Fool me once, shame on you. Fool me twice, shame on me. That saying resonates strongly with observers of the Swiss National Bank.
The scars have not yet fully healed after the central bank lobbed a stink bomb into the global currency markets almost two years ago. Days after insisting that its policy for limiting the strength of the franc remained in place and would be defended with the “utmost determination”, the SNB abruptly reversed course, sparking a rally in the franc that puts the scale of October’s sterling flash crash to shame.
The franc’s runaway rally that day is still cited in seminars, textbooks and nostalgia-filled liquid lunch sessions as the premier example of how important things can go very wrong, very quickly. Fun times.
So it’s little surprise that utterances from the SNB now are scrutinised very carefully indeed. Possibly too carefully. Last week, at its quarterly rate-setting decision, the central bank diverged little from its usual language, stressing it remained willing to keep up its policy of buying foreign currencies on an ad hoc basis without defending an explicit hard upper limit for the franc.
But it has also raised eyebrows by noting that balance sheet expansion comes with risks as well as benefits. Might it, just maybe, start focusing more on the risk of losses?

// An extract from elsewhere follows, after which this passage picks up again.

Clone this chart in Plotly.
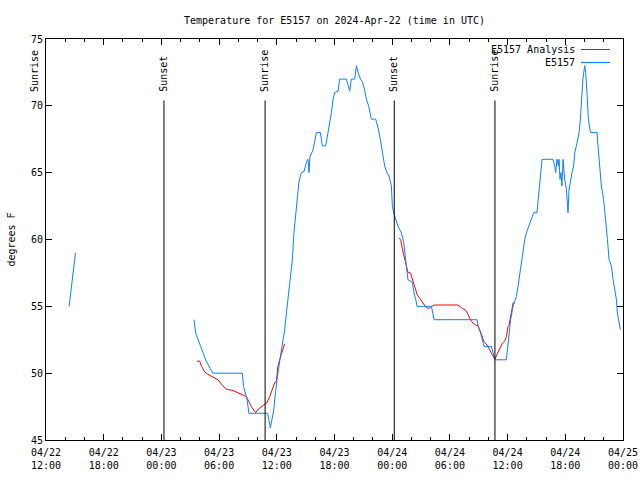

Ulrich Leuchtmann at Commerzbank suspects so, arguing that “as the cost, that is, the impairment of its future ability to conduct monetary policy, rises with every franc that is added to reserves . . . it will become increasingly likely that the SNB will end the interventions at some stage”.
If upward pressure on the franc persists — pretty likely if the European Central Bank keeps the taps on — then the risks of a sudden pop higher are “elevated”, he reckons. Some profit hunters are “increasingly being pointed towards the possibility of speculative attacks on the SNB”, he says. Over-thinking it? Possibly. And as Mr Leuchtmann points out, the SNB has cut 2017 and 2018 inflation forecasts — hardly a good environment to consider breaking the habit of a lifetime. But do you want to be the only person who completely ignores the risk, however tiny, of another sudden rally? That’ll be a no.